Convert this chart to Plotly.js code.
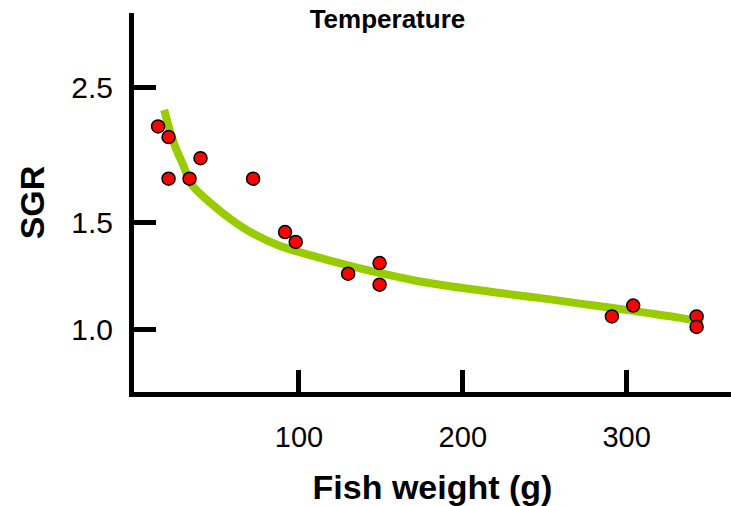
<!DOCTYPE html>
<html>
<head>
<meta charset="utf-8">
<script src="https://cdn.plot.ly/plotly-3.0.1.min.js"></script>
<style>html,body{margin:0;padding:0;background:#fff;}#chart{width:731px;height:506px;}</style>
</head>
<body>
<div id="chart"></div>
<script>
// Observed data points (fish weight in g, SGR)
const weightObs = [14, 20.4, 20.4, 33.2, 39.9, 72, 91.5, 98, 130, 149.2, 149.2, 291, 304, 342.7, 342.7];
const sgrObs = [2.157, 2.072, 1.770, 1.770, 1.913, 1.770, 1.447, 1.394, 1.236, 1.287, 1.186, 1.052, 1.096, 1.052, 1.011];

// Fitted curve
const weightFit = [17.7, 23.6, 29.7, 33.8, 46.0, 66.3, 86.6, 113.0, 129.3, 149.6, 169.8, 190.3, 210.6, 230.7, 251.3, 271.6, 291.7, 312.3, 332.6, 346.6];
const sgrFit = [2.296, 2.025, 1.854, 1.741, 1.615, 1.469, 1.379, 1.312, 1.277, 1.239, 1.206, 1.181, 1.161, 1.142, 1.124, 1.104, 1.086, 1.066, 1.046, 1.029];

const xTickVals = [100, 200, 300];
const xTickText = ['100', '200', '300'];
const yTickVals = [1.0, 1.5, 2.5];
const yTickText = ['1.0', '1.5', '2.5'];

const traces = [
  {
    x: weightFit, y: sgrFit, type: 'scatter', mode: 'lines',
    line: {color: '#99cc00', width: 8, shape: 'spline', smoothing: 1},
    hoverinfo: 'skip', showlegend: false
  },
  {
    x: weightObs, y: sgrObs, type: 'scatter', mode: 'markers',
    marker: {color: '#ff0000', size: 13, line: {color: '#000000', width: 1.5}},
    showlegend: false
  }
];

const layout = {
  width: 731, height: 506,
  margin: {l: 133.5, r: 0, t: 13, b: 113.5},
  paper_bgcolor: '#ffffff', plot_bgcolor: '#ffffff',
  showlegend: false,
  title: {
    text: '<b>Temperature</b>',
    font: {family: 'Liberation Sans, Arial, sans-serif', size: 26, color: '#000'},
    xref: 'container', x: 0.530, xanchor: 'center',
    yref: 'container', y: 1 - 19/506, yanchor: 'middle'
  },
  xaxis: {
    range: [-0.7, 363.7],
    showgrid: false, zeroline: false,
    showline: true, linecolor: '#000', linewidth: 5,
    ticks: 'inside', ticklen: 22, tickwidth: 5, tickcolor: '#000',
    tickvals: xTickVals, ticktext: xTickText,
    tickfont: {family: 'Liberation Sans, Arial, sans-serif', size: 29, color: '#000'},
    ticklabelstandoff: 15,
    title: {
      text: '<b>Fish weight (g)</b>',
      font: {family: 'Liberation Sans, Arial, sans-serif', size: 34, color: '#000'},
      standoff: 26
    }
  },
  yaxis: {
    type: 'log',
    range: [-0.1021, 0.520],
    showgrid: false, zeroline: false,
    showline: true, linecolor: '#000', linewidth: 5,
    ticks: 'inside', ticklen: 22, tickwidth: 5, tickcolor: '#000',
    tickvals: yTickVals, ticktext: yTickText,
    tickfont: {family: 'Liberation Sans, Arial, sans-serif', size: 30, color: '#000'},
    ticklabelstandoff: 10,
    title: {
      text: '<b>SGR</b>',
      font: {family: 'Liberation Sans, Arial, sans-serif', size: 34, color: '#000'},
      standoff: 18
    }
  }
};

Plotly.newPlot('chart', traces, layout, {displayModeBar: false, staticPlot: true});
</script>
</body>
</html>
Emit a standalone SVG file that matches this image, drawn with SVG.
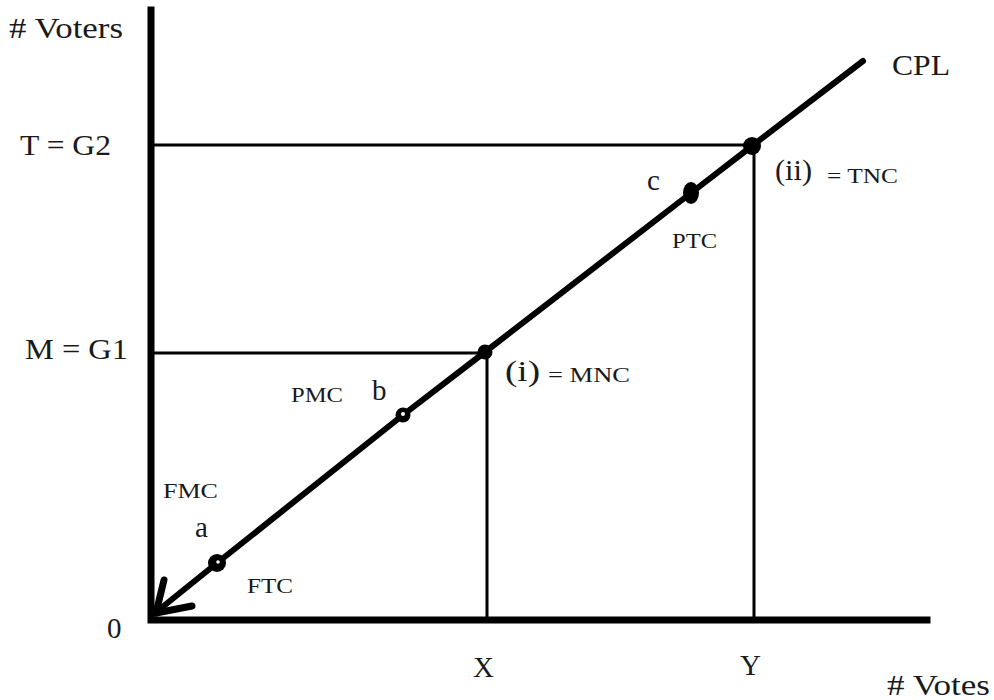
<svg xmlns="http://www.w3.org/2000/svg" width="994" height="700" viewBox="0 0 994 700">
<style>
.big{font-family:"Liberation Serif","Times New Roman",serif;font-size:29px;fill:#1a1a1a}
.sm{font-family:"Liberation Serif","Times New Roman",serif;font-size:22px;fill:#1a1a1a}
.axis{stroke:#000;stroke-width:7;fill:none;stroke-linecap:square}
.guide{stroke:#000;stroke-width:3;fill:none}
.cpl{stroke:#000;stroke-width:6;fill:none;stroke-linecap:round;stroke-linejoin:round}
.barb{stroke:#000;stroke-width:7;fill:none;stroke-linecap:round}
</style>
<rect width="994" height="700" fill="#fff"/>
<g id="connectors">
<line class="guide" x1="151" y1="145" x2="753" y2="145"/>
<line class="guide" x1="754" y1="146" x2="754" y2="620"/>
<line class="guide" x1="151" y1="353" x2="486" y2="353"/>
<line class="guide" x1="487" y1="352" x2="487" y2="620"/>
<polyline class="cpl" points="155,613 217,563 403,415 485,352 691,193 752,146 863,61"/>
<line class="barb" x1="156" y1="613" x2="164" y2="580"/>
<line class="barb" x1="156" y1="613" x2="192" y2="606"/>
</g>
<g id="axes">
<polyline class="axis" points="151,10 151,620 927,620"/>
</g>
<g id="point-a"><circle cx="217" cy="563" r="9" fill="#000"/><circle cx="218" cy="562" r="1.8" fill="#fff"/></g>
<g id="point-b"><circle cx="403" cy="415" r="7.5" fill="#000"/><circle cx="403" cy="414" r="2" fill="#fff"/></g>
<g id="point-c"><ellipse cx="691" cy="193" rx="8" ry="11" fill="#000"/></g>
<g id="point-i"><circle cx="485" cy="352" r="7.5" fill="#000"/></g>
<g id="point-ii"><circle cx="752" cy="146" r="9" fill="#000"/></g>
<g id="labels">
<text class="big" x="9" y="38" textLength="114" lengthAdjust="spacingAndGlyphs">#  Voters</text>
<text class="big" x="20" y="155" textLength="91" lengthAdjust="spacingAndGlyphs">T = G2</text>
<text class="big" x="25" y="359" textLength="103" lengthAdjust="spacingAndGlyphs">M = G1</text>
<text class="big" x="107" y="638">0</text>
<text class="big" x="473" y="677">X</text>
<text class="big" x="740" y="675">Y</text>
<text class="big" x="887" y="695" textLength="103" lengthAdjust="spacingAndGlyphs">#  Votes</text>
<text class="big" x="892" y="75" textLength="58" lengthAdjust="spacingAndGlyphs">CPL</text>
<text class="big" x="195" y="537">a</text>
<text class="big" x="372" y="400">b</text>
<text class="big" x="647" y="190">c</text>
<text class="sm" x="163" y="498" textLength="55" lengthAdjust="spacingAndGlyphs">FMC</text>
<text class="sm" x="247" y="593" textLength="46" lengthAdjust="spacingAndGlyphs">FTC</text>
<text class="sm" x="291" y="402" textLength="52" lengthAdjust="spacingAndGlyphs">PMC</text>
<text class="sm" x="672" y="248" textLength="45" lengthAdjust="spacingAndGlyphs">PTC</text>
<text class="big" x="505" y="381" textLength="35" lengthAdjust="spacingAndGlyphs">(i)</text>
<text class="sm" x="548" y="382" textLength="82" lengthAdjust="spacingAndGlyphs">= MNC</text>
<text class="big" x="775" y="180" textLength="37" lengthAdjust="spacingAndGlyphs">(ii)</text>
<text class="sm" x="827" y="183" textLength="71" lengthAdjust="spacingAndGlyphs">= TNC</text>
</g>
</svg>
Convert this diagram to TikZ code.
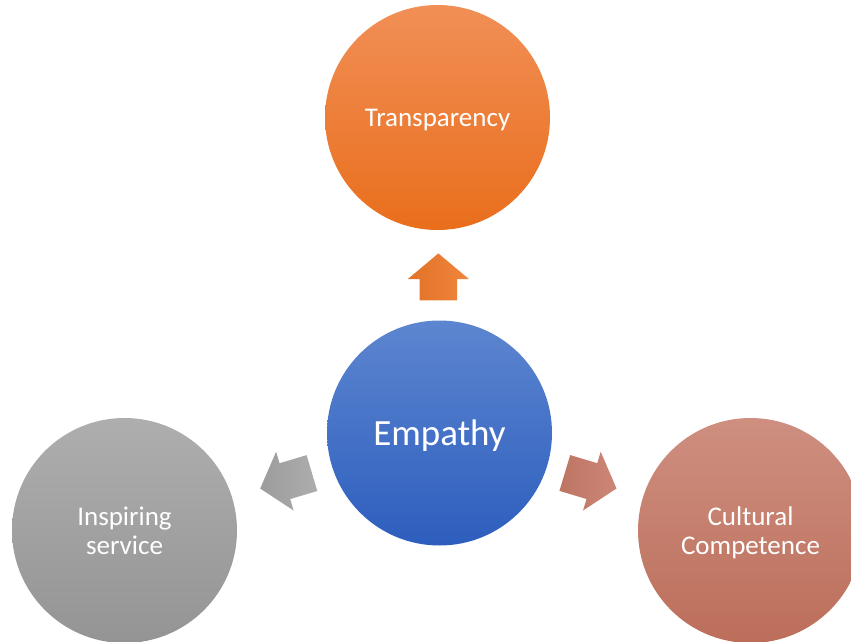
\documentclass[tikz,border=0pt]{standalone}
\usepackage{fontspec}
\setmainfont{Carlito}
\usetikzlibrary{shapes.arrows,calc}

\definecolor{orgTop}{RGB}{241,143,86}
\definecolor{orgBot}{RGB}{233,110,28}
\definecolor{bluTop}{RGB}{93,134,208}
\definecolor{bluBot}{RGB}{45,94,190}
\definecolor{gryTop}{RGB}{174,174,174}
\definecolor{gryBot}{RGB}{148,148,148}
\definecolor{redTop}{RGB}{206,143,128}
\definecolor{redBot}{RGB}{188,110,90}
\definecolor{arrOrg}{RGB}{239,122,42}
\definecolor{arrGry}{RGB}{166,166,166}
\definecolor{arrRed}{RGB}{201,124,106}

\tikzset{
  bubble/.style={circle, draw=none, minimum size=225pt, inner sep=0pt, text depth=0pt,
    text=white, align=center, font=\fontsize{27}{29}\selectfont},
  blockarrow/.style={single arrow, draw=none, inner xsep=0pt, inner ysep=18.5pt,
    single arrow head extend=12pt, single arrow tip angle=100, anchor=tip}
}

\begin{document}
\begin{tikzpicture}[x=1pt, y=1pt]
        \useasboundingbox (0,0) rectangle (851,641);
        \clip (0,0) rectangle (851,641);
        % four circles, centre one feeds the others
        \node[bubble, top color=bluTop, bottom color=bluBot, font=\fontsize{37}{40}\selectfont] (empathy) at (439.5,208) {Empathy};
        \node[bubble, top color=orgTop, bottom color=orgBot] (transp) at (437.5,523.5) {Transparency};
        \node[bubble, top color=gryTop, bottom color=gryBot] (inspire) at (124.5,110.5) {Inspiring\\service};
        \node[bubble, top color=redTop, bottom color=redBot] (cultural) at (750.5,110.5) {Cultural\\Competence};
        % block arrows, tip a bit past half way to the target
        \foreach \tgt/\ang/\len/\col in {transp/90/47/arrOrg, inspire/196.6/54/arrGry, cultural/-16.7/54/arrRed}
          \node[blockarrow, rotate=\ang, minimum height=\len pt, left color=\col!94!black, right color=\col!92!white] (arr-\tgt) at ($(empathy)!0.57!(\tgt)$) {};
      \end{tikzpicture}
\end{document}
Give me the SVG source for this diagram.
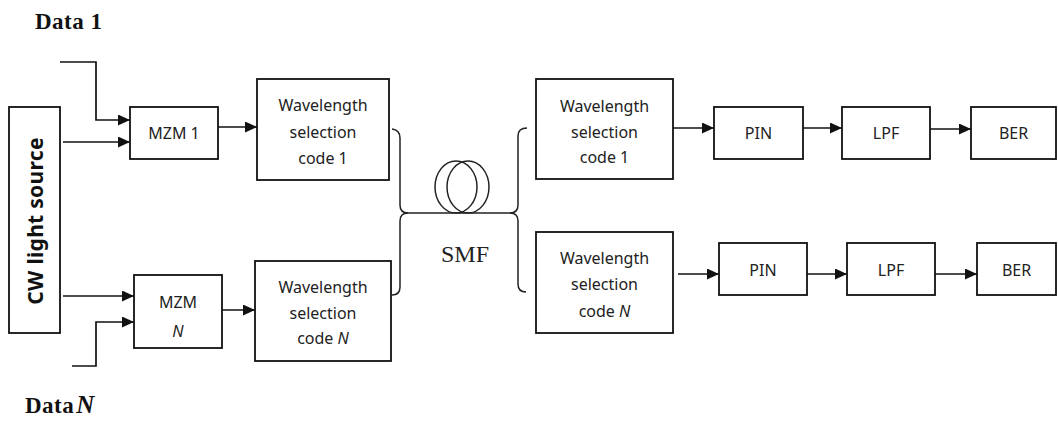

> WHAT YOU HAVE TO DO
Begin at the top of the material above and output each line exactly, stopping after the line that holds "1.096, 1.052, 1.011];". Leave out pictures.

> SOLVED EXERCISE
Convert this chart to Plotly.js code.
<!DOCTYPE html>
<html>
<head>
<meta charset="utf-8">
<script src="https://cdn.plot.ly/plotly-3.0.1.min.js"></script>
<style>html,body{margin:0;padding:0;background:#fff;}#chart{width:731px;height:506px;}</style>
</head>
<body>
<div id="chart"></div>
<script>
// Observed data points (fish weight in g, SGR)
const weightObs = [14, 20.4, 20.4, 33.2, 39.9, 72, 91.5, 98, 130, 149.2, 149.2, 291, 304, 342.7, 342.7];
const sgrObs = [2.157, 2.072, 1.770, 1.770, 1.913, 1.770, 1.447, 1.394, 1.236, 1.287, 1.186, 1.052, 1.096, 1.052, 1.011];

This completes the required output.